Friday, October 5, 2007

Bruce Docker: At the Base of the Hickory Tree

The sharp contrast between the yellow and the black creates an unexpected effect of collage: the leaves appear as if inlaid into the board, as a foreign body. Correspondingly, the shadows seem to have been cut out from the surface. It only takes a small step to conjure up that the cut out pieces are the leaves, basically relocated from one layer to create another. If this indeed were a collage, the process would denote a clever trick of economy and maximal utilization of available materials. But since it is not, I tend to consider this allusion as a more poetic, inspirational and less controlled method of portraying the play of light and shadow on a small but very saturated floral area. Overall, this might be the artist's painterly version of the "flesh from the flesh" idiom.

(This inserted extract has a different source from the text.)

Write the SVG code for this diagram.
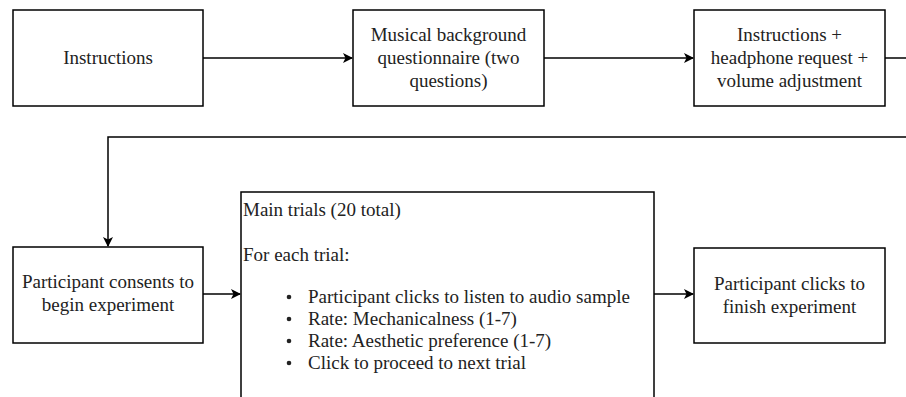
<svg xmlns="http://www.w3.org/2000/svg" width="906" height="397" viewBox="0 0 906 397">
<defs>
<marker id="arr" viewBox="0 0 10 10" refX="9" refY="5" markerWidth="10" markerHeight="10" markerUnits="userSpaceOnUse" orient="auto">
<path d="M0,0 L10,5 L0,10 L2.5,5 Z" fill="#000"/>
</marker>
<style>
.box{fill:#fff;stroke:#000;stroke-width:1.5}
.t{font-family:"Liberation Serif","Times New Roman",serif;font-size:19px;fill:#222}
.c{text-anchor:middle}
.ln{fill:none;stroke:#000;stroke-width:1.5}
</style>
</defs>
<rect width="906" height="397" fill="#fff"/>
<g id="connectors">
<line class="ln" x1="203" y1="58" x2="352" y2="58" marker-end="url(#arr)"/>
<line class="ln" x1="544" y1="58" x2="693" y2="58" marker-end="url(#arr)"/>
<polyline class="ln" points="885,58 906,58"/>
<polyline class="ln" points="906,137 108,137 108,246" marker-end="url(#arr)"/>
<line class="ln" x1="203" y1="294" x2="240" y2="294" marker-end="url(#arr)"/>
<line class="ln" x1="654" y1="294" x2="693" y2="294" marker-end="url(#arr)"/>
</g>
<g id="n1">
<rect class="box" x="13" y="10" width="190" height="96"/>
<text class="t c" x="108" y="64">Instructions</text>
</g>
<g id="n2">
<rect class="box" x="353" y="10" width="191" height="96"/>
<text class="t c" x="448.5" y="41">Musical background</text>
<text class="t c" x="448.5" y="64">questionnaire (two</text>
<text class="t c" x="448.5" y="87">questions)</text>
</g>
<g id="n3">
<rect class="box" x="694" y="10" width="191" height="96"/>
<text class="t c" x="789.5" y="41">Instructions +</text>
<text class="t c" x="789.5" y="64">headphone request +</text>
<text class="t c" x="789.5" y="87">volume adjustment</text>
</g>
<g id="n4">
<rect class="box" x="13" y="247" width="190" height="96"/>
<text class="t c" x="108" y="288">Participant consents to</text>
<text class="t c" x="108" y="311">begin experiment</text>
</g>
<g id="n5">
<rect class="box" x="241" y="192" width="413" height="220"/>
<text class="t" x="243" y="216">Main trials (20 total)</text>
<text class="t" x="243" y="261">For each trial:</text>
<circle cx="289" cy="297" r="2.3" fill="#222"/>
<circle cx="289" cy="319" r="2.3" fill="#222"/>
<circle cx="289" cy="341" r="2.3" fill="#222"/>
<circle cx="289" cy="363" r="2.3" fill="#222"/>
<text class="t" x="308" y="303">Participant clicks to listen to audio sample</text>
<text class="t" x="308" y="325">Rate: Mechanicalness (1-7)</text>
<text class="t" x="308" y="347">Rate: Aesthetic preference (1-7)</text>
<text class="t" x="308" y="369">Click to proceed to next trial</text>
</g>
<g id="n6">
<rect class="box" x="694" y="248" width="191" height="95"/>
<text class="t c" x="789.5" y="290">Participant clicks to</text>
<text class="t c" x="789.5" y="313">finish experiment</text>
</g>
</svg>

The ragged edges of the shadows remind of what appears on a movie screen when the film starts to burn during projection. This resemblance triggers the unusual tension resulting from looking at something that is about to be lost, like a last moment opportunity -- and thus, by invoking yet another art form, the artist conveys the momentariness of the scene, as well as his own passing perception of it, not unlike in impressionism. As a side effect, the heat of the sun, which forms the blinding yellows and whites and consequently the shadows, may be additionally envisioned through the association with the technical trouble of overheating. The power of allusion adds up to that of color. As to the colors, I think it's quite amazing how black, usually assigned auxiliary roles, is employed just as actively as any other hue, becoming an active participant in the unfolding scene.

I have always had faith in extreme close-ups such as this one. They have their own charm, ensuing from the amount of detail concentrated on the very limited space -- the very essence of the presented theme. And though this piece is a miniature both in size and theme, it is not such in the aesthetic implications, which may be rich and vast, and which hold their own when compared to any regular landscape. The seemingly untidy and random composition carries an important and adequately self-important message of the beauty of nature; of how it can be found in almost any surroundings. The untidiness is a superficial camouflage of the well thought-out plan that constitutes this painting. Hence, the artist achieves what may be the primary goal of every painter: to make it look easy what was difficult to accomplish.